*TASK DIRECTIONS:* Please retype the data in full and exactly; the pictures are not part of the copy.

*SUPPLIED DATA:*
▼

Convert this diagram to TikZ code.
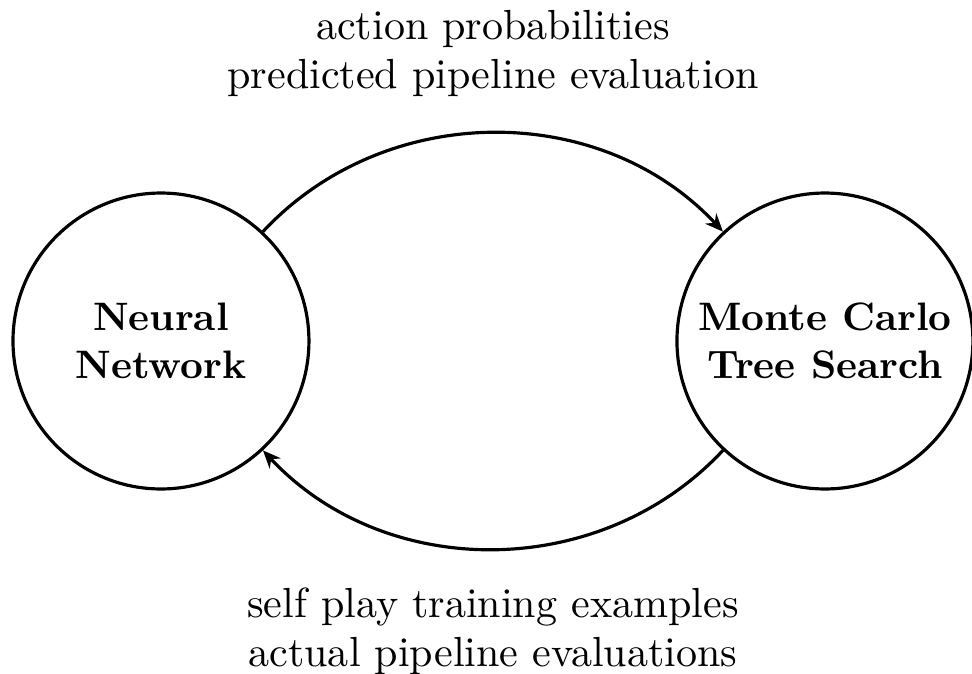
\documentclass[tikz,border=0pt]{standalone}
\usetikzlibrary{arrows.meta}
\begin{document}
\begin{tikzpicture}[
    agent/.style={draw,thick,circle,minimum size=2.62cm,inner sep=0pt,
        align=center,font=\bfseries},
    flow/.style={thick,-{Stealth[length=4.5pt,width=3.8pt]}},
    msg/.style={align=center,font=\fontsize{10.6}{12.4}\selectfont}]
    \useasboundingbox (0,0) rectangle (8.605,-5.966);

    \node[agent] (nn) at (1.425,-3.019) {Neural\\Network};
    \node[agent] (mcts) at (7.303,-3.019) {Monte Carlo\\Tree Search};

    \draw[flow] (nn) to[bend left=47]
        node[msg,above=5.5pt] {action probabilities\\predicted pipeline evaluation} (mcts);
    \draw[flow] (mcts) to[bend left=47]
        node[msg,below=6pt] {self play training examples\\actual pipeline evaluations} (nn);
\end{tikzpicture}
\end{document}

▲

*SOLUTION BELOW:*
Convert this diagram to TikZ code.
\documentclass[tikz,border=0pt]{standalone}
\usetikzlibrary{arrows.meta}
\begin{document}
\begin{tikzpicture}[
    agent/.style={draw,thick,circle,minimum size=2.62cm,inner sep=0pt,
        align=center,font=\bfseries},
    flow/.style={thick,-{Stealth[length=4.5pt,width=3.8pt]}},
    msg/.style={align=center,font=\fontsize{10.6}{12.4}\selectfont}]
    \useasboundingbox (0,0) rectangle (8.605,-5.966);

    \node[agent] (nn) at (1.425,-3.019) {Neural\\Network};
    \node[agent] (mcts) at (7.303,-3.019) {Monte Carlo\\Tree Search};

    \draw[flow] (nn) to[bend left=47]
        node[msg,above=5.5pt] {action probabilities\\predicted pipeline evaluation} (mcts);
    \draw[flow] (mcts) to[bend left=47]
        node[msg,below=6pt] {self play training examples\\actual pipeline evaluations} (nn);
\end{tikzpicture}
\end{document}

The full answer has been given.